Reply with one number only, the count of lines holding the string "that".
--*--
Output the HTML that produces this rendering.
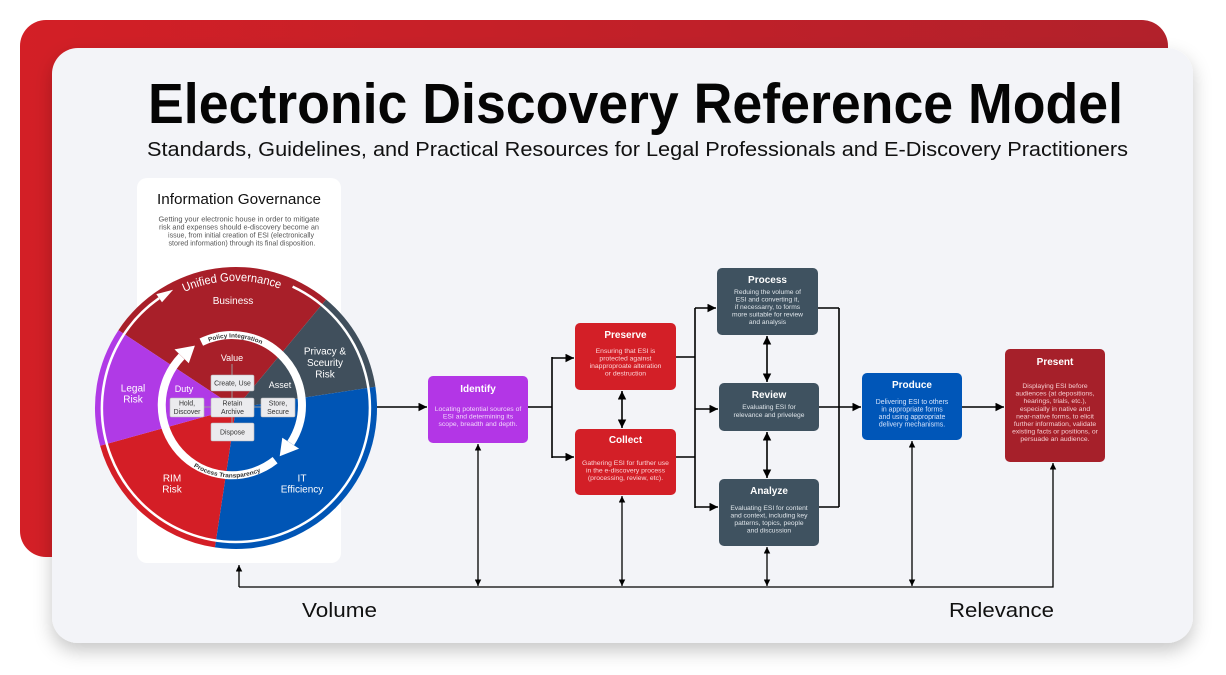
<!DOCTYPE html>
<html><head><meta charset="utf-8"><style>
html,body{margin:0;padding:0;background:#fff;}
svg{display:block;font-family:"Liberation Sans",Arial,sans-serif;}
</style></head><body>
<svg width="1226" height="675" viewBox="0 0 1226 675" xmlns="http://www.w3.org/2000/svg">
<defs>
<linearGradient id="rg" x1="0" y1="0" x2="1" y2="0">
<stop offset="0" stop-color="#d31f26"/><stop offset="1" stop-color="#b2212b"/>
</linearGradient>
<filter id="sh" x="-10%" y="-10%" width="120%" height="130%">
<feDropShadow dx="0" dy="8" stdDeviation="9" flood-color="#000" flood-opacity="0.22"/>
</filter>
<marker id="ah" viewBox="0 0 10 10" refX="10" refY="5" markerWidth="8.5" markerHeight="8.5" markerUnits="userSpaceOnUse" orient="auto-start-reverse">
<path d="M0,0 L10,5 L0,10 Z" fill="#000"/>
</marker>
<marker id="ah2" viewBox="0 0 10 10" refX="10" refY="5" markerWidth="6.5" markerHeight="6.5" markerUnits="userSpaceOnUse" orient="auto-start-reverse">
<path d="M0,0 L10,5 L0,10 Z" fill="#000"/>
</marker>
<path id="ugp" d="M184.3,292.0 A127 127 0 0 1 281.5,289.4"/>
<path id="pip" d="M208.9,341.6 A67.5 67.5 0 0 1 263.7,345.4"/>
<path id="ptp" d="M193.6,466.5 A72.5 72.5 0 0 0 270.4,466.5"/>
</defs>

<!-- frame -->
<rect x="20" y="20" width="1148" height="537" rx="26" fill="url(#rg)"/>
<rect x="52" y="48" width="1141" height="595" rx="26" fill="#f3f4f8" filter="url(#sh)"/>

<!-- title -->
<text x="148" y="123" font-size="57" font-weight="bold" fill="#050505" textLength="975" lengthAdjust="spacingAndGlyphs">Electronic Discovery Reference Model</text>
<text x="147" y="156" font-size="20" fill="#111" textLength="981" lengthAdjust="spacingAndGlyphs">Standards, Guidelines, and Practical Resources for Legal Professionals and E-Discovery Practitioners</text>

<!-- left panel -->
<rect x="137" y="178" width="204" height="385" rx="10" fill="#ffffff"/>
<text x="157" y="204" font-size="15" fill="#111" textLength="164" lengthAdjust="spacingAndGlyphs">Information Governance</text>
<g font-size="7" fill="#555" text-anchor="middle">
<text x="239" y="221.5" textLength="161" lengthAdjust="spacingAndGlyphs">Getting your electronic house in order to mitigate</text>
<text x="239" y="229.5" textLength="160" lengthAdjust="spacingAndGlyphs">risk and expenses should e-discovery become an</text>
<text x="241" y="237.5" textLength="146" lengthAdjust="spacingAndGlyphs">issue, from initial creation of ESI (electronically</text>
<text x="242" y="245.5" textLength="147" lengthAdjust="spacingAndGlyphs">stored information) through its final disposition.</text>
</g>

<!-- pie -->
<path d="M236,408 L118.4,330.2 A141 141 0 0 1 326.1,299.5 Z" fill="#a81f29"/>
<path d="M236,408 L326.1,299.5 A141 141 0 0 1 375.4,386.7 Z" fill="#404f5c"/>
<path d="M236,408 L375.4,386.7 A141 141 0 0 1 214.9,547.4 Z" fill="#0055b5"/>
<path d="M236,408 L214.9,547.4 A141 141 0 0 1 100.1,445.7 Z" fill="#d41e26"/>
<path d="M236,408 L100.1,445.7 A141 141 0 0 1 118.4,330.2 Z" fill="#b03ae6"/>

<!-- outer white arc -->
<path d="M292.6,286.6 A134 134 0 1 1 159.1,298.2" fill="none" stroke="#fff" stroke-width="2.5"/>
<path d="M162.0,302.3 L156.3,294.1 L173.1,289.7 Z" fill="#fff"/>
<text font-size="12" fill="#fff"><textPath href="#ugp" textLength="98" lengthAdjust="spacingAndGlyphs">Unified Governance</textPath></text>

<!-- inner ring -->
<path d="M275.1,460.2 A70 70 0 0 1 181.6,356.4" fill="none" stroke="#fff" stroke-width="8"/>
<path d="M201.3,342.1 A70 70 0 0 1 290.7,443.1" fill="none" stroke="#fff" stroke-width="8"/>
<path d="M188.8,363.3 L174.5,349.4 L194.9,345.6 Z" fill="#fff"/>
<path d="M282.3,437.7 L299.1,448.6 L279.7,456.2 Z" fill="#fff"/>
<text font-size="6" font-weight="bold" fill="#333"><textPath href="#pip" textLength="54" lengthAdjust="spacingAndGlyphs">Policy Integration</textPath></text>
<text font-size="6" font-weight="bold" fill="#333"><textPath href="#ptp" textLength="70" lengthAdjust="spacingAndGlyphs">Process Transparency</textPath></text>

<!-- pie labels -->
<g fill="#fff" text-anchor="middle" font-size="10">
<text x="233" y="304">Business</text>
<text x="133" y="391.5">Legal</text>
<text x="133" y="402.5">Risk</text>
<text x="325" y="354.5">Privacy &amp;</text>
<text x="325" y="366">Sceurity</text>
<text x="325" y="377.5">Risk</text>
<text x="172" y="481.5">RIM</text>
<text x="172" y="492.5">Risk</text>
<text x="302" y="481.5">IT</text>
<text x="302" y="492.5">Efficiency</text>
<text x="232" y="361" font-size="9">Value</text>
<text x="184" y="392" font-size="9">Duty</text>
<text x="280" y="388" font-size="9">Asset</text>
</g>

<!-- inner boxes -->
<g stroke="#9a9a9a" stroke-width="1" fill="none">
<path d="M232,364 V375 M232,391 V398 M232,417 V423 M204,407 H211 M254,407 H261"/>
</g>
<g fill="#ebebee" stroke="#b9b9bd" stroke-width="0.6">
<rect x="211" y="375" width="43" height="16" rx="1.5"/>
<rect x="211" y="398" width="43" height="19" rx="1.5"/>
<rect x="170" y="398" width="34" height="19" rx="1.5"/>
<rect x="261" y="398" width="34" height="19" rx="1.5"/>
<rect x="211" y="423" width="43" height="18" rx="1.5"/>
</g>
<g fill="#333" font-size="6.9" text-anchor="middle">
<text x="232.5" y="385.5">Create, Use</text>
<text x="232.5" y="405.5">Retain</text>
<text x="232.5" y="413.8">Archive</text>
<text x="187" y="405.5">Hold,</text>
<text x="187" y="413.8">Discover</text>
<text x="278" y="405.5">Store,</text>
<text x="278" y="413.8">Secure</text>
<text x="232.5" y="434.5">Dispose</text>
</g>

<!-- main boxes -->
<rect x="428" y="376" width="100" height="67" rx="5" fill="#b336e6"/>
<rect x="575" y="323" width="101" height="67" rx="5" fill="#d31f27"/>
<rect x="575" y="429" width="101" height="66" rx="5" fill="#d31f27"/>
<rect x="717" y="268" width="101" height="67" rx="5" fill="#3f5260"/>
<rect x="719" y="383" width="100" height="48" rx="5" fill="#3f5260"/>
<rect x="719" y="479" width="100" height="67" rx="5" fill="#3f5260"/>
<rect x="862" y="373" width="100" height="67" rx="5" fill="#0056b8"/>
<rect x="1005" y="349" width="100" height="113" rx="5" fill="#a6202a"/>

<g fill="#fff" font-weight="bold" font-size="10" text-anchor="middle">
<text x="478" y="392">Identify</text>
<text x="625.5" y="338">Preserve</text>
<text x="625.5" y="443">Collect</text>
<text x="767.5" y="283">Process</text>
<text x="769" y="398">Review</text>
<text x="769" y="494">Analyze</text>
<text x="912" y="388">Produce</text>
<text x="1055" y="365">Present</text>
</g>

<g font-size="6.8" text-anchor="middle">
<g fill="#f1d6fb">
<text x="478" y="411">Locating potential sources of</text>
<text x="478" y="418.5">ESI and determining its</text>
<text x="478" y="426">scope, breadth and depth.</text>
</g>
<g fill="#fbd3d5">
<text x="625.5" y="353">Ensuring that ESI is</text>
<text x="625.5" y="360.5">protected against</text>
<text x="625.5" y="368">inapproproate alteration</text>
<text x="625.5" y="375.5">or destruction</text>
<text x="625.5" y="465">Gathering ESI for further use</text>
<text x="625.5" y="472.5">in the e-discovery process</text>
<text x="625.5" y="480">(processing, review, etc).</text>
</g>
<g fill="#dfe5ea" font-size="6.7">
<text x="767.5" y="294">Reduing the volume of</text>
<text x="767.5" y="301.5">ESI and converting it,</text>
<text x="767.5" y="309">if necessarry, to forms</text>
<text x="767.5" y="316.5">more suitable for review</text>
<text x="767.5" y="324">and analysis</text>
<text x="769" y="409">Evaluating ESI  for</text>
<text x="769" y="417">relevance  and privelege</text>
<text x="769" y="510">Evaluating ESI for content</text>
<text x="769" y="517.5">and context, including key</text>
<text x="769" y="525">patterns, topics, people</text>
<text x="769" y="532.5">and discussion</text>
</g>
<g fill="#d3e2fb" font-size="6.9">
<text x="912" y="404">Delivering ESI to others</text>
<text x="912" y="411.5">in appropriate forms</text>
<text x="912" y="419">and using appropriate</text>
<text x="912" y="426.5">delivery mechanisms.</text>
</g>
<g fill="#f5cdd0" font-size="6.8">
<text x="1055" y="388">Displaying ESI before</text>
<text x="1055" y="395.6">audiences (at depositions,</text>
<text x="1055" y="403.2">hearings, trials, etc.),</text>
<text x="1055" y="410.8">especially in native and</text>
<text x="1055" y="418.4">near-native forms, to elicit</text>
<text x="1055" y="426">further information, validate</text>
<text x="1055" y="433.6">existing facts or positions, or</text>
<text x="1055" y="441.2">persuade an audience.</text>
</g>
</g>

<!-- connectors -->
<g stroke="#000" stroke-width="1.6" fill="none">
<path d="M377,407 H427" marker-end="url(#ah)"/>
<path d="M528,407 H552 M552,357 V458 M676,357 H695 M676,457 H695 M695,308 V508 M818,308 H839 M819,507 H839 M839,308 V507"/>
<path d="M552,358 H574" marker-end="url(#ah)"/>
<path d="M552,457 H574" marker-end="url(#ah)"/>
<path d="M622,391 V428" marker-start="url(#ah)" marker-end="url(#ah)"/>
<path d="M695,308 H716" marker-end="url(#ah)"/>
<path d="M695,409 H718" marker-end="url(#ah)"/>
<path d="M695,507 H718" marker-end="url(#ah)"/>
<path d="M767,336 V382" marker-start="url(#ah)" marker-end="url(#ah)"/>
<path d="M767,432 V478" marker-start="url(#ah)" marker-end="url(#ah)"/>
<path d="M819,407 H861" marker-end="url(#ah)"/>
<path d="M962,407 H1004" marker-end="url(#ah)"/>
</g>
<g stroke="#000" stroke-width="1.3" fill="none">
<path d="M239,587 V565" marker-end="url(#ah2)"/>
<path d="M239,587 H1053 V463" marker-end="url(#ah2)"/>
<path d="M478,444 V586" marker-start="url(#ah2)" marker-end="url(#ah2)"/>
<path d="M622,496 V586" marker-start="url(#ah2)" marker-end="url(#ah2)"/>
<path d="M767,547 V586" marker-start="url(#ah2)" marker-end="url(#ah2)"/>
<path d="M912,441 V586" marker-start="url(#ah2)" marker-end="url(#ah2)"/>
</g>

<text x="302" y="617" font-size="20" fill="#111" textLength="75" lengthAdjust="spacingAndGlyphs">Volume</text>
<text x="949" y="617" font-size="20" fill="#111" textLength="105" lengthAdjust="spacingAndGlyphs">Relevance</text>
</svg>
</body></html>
--*--
--- Complete output ---
2